Alvar Aalto designed the Stool 60 for Artek in 1933, and it’s been in continuous production ever since. Its persistent appeal represents Artek’s values of long-term durability, high-quality manufacturing, and clean formal language in furniture design. To relay those tenets, Artek worked with 358, a Finnish creative agency, on a branding campaign that extended to its packaging and marketing materials.
"When purchasing a product, it’s the whole experience that matters, and packaging has a big role to play in this," says Marianne Goebl, Artek’s global director. "Creating packaging that also functions as a medium was our goal."
The company ships its wares internationally, and flat-packing the stools fulfills many logistical requirements from the macro scale down to how people take them home. "It’s the modern way of buying furniture," Goebl says. "The carry-away philosophy is about accessibility, and having a handle in the box was a very important part of the package." Artek opted to use cardboard as the main material because of its robustness and ability to be recycled.
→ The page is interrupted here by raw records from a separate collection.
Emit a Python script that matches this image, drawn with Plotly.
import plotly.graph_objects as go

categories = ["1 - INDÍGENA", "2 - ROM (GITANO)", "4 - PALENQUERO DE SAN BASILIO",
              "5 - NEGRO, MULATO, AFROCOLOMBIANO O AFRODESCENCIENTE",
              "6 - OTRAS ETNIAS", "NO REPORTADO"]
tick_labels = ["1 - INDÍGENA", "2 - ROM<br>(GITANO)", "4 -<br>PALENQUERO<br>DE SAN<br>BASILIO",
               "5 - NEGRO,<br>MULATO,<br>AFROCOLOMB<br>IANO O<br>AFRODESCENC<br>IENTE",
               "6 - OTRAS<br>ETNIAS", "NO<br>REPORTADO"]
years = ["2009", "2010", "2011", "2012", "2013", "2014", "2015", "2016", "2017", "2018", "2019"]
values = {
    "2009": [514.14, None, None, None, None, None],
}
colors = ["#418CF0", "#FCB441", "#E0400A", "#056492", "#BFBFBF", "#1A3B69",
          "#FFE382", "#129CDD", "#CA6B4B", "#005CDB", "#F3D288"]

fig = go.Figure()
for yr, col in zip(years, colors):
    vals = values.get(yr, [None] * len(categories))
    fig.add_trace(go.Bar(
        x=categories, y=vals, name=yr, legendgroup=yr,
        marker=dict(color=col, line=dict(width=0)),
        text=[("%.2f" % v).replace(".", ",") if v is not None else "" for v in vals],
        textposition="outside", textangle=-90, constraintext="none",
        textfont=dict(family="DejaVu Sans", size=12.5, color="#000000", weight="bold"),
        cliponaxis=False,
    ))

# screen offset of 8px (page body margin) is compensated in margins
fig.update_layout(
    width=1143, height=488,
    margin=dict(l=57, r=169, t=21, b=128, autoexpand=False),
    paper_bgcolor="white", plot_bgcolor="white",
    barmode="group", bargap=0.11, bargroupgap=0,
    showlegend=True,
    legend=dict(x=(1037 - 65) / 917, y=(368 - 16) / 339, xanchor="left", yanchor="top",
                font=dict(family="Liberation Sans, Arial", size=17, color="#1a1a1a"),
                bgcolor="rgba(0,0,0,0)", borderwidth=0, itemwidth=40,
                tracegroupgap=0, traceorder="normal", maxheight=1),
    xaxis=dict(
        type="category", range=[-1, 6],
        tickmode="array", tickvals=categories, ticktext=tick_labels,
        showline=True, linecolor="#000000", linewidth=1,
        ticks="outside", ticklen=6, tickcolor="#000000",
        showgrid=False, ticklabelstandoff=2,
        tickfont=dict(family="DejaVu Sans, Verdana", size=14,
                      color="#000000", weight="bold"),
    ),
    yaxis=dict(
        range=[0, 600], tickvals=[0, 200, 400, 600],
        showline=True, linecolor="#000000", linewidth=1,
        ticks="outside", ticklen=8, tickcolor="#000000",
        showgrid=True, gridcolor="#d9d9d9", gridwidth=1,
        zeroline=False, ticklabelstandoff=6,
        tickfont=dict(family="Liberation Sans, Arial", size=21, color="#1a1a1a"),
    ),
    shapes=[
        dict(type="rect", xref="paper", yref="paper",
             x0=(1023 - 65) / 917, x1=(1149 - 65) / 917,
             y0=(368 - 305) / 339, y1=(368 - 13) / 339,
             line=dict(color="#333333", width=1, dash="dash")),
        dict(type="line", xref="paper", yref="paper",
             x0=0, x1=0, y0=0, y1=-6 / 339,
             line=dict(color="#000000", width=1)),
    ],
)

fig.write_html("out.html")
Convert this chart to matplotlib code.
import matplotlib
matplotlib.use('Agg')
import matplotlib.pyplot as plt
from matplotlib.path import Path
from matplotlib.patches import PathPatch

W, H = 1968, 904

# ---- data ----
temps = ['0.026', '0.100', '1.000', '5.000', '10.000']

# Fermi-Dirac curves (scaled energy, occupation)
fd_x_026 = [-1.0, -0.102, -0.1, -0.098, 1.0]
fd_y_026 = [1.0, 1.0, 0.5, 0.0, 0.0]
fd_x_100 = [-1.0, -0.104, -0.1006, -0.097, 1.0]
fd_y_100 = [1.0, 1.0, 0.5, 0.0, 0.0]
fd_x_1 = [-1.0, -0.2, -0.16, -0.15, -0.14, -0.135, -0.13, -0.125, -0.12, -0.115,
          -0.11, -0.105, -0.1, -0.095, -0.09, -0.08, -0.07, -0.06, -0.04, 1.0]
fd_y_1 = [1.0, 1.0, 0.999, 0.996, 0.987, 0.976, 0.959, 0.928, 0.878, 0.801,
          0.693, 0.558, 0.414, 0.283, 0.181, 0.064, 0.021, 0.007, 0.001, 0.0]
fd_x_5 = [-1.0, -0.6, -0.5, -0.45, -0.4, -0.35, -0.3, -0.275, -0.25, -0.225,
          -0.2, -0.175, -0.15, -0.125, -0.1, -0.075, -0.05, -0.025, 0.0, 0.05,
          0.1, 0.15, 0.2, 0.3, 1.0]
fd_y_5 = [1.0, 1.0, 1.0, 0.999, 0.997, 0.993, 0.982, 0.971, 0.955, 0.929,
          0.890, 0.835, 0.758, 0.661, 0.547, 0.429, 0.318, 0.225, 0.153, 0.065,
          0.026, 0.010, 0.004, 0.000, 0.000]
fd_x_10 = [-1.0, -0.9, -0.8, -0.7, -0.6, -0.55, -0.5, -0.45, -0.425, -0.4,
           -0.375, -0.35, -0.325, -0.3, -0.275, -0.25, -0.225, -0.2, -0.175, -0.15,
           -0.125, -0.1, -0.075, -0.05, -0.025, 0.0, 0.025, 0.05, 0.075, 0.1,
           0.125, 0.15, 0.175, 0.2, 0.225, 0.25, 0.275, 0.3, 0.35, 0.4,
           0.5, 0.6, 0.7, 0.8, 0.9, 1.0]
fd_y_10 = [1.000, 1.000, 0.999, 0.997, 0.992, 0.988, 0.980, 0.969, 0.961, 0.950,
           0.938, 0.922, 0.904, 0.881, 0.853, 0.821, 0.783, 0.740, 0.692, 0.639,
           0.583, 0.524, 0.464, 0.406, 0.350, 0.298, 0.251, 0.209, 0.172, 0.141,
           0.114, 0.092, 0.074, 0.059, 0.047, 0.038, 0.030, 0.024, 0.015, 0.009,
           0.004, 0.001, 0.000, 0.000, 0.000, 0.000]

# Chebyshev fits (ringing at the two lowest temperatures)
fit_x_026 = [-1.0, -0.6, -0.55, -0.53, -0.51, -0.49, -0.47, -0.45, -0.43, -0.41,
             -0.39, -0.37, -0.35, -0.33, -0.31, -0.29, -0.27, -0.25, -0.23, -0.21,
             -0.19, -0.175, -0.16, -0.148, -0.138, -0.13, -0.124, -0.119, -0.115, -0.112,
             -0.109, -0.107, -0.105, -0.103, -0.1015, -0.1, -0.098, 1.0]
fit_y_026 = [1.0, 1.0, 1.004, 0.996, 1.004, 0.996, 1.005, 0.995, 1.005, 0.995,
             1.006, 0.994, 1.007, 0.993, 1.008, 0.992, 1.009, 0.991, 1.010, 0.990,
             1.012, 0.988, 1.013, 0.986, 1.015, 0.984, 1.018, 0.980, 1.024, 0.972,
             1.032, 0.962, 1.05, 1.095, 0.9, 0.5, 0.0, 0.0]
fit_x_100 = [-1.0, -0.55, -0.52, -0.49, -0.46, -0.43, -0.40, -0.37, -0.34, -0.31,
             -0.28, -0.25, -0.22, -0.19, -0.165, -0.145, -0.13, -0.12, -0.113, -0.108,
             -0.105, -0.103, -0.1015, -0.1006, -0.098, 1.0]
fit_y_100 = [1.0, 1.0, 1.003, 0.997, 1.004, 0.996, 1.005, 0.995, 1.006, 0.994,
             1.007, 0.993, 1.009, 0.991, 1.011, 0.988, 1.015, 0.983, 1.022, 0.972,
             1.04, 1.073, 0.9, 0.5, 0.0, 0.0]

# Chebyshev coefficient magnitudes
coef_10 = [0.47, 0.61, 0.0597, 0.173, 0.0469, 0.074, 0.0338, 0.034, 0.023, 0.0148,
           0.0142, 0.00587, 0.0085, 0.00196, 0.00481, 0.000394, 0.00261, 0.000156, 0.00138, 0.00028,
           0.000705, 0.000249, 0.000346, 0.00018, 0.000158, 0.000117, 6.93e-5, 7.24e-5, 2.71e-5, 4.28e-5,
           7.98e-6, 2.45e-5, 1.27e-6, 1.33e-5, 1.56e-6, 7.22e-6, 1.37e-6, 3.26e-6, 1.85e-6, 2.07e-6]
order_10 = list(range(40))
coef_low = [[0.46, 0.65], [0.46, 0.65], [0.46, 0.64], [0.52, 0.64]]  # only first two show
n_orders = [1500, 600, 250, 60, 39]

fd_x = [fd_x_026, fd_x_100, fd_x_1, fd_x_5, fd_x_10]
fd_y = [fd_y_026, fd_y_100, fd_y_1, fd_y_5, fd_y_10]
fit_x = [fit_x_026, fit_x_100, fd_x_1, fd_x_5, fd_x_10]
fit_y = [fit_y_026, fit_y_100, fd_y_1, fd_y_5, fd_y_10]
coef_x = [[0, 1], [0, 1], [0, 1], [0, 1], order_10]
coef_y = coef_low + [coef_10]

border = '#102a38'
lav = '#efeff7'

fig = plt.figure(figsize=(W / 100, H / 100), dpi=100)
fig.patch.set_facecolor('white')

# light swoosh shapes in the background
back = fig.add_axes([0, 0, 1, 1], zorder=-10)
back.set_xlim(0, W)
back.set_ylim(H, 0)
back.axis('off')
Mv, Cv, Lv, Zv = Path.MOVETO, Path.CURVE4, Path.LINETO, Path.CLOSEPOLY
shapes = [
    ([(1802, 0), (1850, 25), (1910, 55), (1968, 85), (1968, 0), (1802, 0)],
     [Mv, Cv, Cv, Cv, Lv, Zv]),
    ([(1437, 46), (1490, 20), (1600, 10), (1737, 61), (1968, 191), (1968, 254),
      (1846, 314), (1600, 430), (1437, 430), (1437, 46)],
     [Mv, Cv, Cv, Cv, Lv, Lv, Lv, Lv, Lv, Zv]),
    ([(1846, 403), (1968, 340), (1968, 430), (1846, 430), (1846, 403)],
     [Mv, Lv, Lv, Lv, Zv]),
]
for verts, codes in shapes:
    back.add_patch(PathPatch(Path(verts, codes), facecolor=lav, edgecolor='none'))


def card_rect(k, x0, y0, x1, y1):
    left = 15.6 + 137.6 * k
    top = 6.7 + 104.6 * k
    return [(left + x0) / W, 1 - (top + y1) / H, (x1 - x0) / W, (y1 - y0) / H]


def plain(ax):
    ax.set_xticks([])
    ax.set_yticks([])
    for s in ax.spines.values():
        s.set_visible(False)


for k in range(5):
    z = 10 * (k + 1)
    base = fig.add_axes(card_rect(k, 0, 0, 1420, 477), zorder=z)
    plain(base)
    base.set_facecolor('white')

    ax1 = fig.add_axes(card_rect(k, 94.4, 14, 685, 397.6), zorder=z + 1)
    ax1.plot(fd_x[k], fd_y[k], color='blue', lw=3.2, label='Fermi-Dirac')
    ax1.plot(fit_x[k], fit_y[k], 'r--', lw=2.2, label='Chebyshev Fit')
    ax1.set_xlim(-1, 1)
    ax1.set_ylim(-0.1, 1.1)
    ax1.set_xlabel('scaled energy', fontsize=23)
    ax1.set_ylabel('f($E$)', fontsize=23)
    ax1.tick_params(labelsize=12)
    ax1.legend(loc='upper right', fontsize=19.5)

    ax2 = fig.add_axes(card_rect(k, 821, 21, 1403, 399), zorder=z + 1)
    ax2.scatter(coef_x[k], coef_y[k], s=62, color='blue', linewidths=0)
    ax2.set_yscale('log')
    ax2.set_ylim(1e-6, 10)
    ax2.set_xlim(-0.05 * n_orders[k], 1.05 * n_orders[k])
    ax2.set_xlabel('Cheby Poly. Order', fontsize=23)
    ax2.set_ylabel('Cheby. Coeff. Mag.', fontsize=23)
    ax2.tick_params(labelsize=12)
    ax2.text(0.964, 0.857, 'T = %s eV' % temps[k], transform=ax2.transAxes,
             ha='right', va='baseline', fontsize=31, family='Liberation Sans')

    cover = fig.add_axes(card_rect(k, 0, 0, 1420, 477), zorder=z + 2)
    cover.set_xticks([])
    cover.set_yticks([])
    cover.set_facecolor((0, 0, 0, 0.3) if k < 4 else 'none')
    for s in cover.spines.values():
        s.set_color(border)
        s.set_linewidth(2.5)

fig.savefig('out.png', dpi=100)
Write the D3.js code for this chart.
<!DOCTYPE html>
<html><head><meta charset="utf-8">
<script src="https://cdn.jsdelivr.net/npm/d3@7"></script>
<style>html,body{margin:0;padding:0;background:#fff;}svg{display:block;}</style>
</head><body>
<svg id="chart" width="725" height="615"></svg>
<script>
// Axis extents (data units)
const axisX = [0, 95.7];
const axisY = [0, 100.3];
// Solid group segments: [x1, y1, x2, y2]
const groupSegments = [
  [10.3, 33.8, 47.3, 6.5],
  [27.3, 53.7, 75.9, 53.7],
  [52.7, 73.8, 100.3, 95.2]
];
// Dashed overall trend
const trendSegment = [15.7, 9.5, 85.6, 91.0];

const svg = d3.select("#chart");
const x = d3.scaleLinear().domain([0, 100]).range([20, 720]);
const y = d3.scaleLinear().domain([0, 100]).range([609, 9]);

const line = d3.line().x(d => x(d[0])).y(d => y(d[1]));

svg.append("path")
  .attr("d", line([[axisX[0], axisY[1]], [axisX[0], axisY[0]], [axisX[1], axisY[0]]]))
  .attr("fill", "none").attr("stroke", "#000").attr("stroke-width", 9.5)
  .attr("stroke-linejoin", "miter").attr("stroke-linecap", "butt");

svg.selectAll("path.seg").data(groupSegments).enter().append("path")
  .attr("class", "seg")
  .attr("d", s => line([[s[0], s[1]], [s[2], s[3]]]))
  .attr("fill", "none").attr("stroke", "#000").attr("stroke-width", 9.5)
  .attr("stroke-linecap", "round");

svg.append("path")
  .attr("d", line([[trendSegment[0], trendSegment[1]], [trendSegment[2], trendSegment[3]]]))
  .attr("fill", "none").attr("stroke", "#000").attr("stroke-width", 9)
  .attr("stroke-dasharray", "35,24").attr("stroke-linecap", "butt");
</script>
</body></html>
One of the slogans the company developed in concert with 358 is emblazoned in black lettering on the white box, the monochromatic scheme being at the core of Artek’s brand identity. One of the company’s mantras, "One Chair Is Enough" is about being conscious of what you buy—a concept Goebl refers to as "a ‘less is more’ kind of thinking." When the campaign was developed, "you already started sensing that people were getting tired of fast consumption and started seeking more authentic design experiences," she says. This ethos is carried through to the type, which is Futura, a sans-serif font developed in the 1920s. "A new cut of Futura is popular today, but we insisted on keeping the original, paying tribute to Alvar Aalto, who used it in the first Artek logo," Goebl says.
One encounters few bells or whistles while unpacking the stool. Goebl points out that the first thing one sees when opening the box is a certificate of authenticity signed by the person who packed the product—a telling element of Artek’s governing ethics.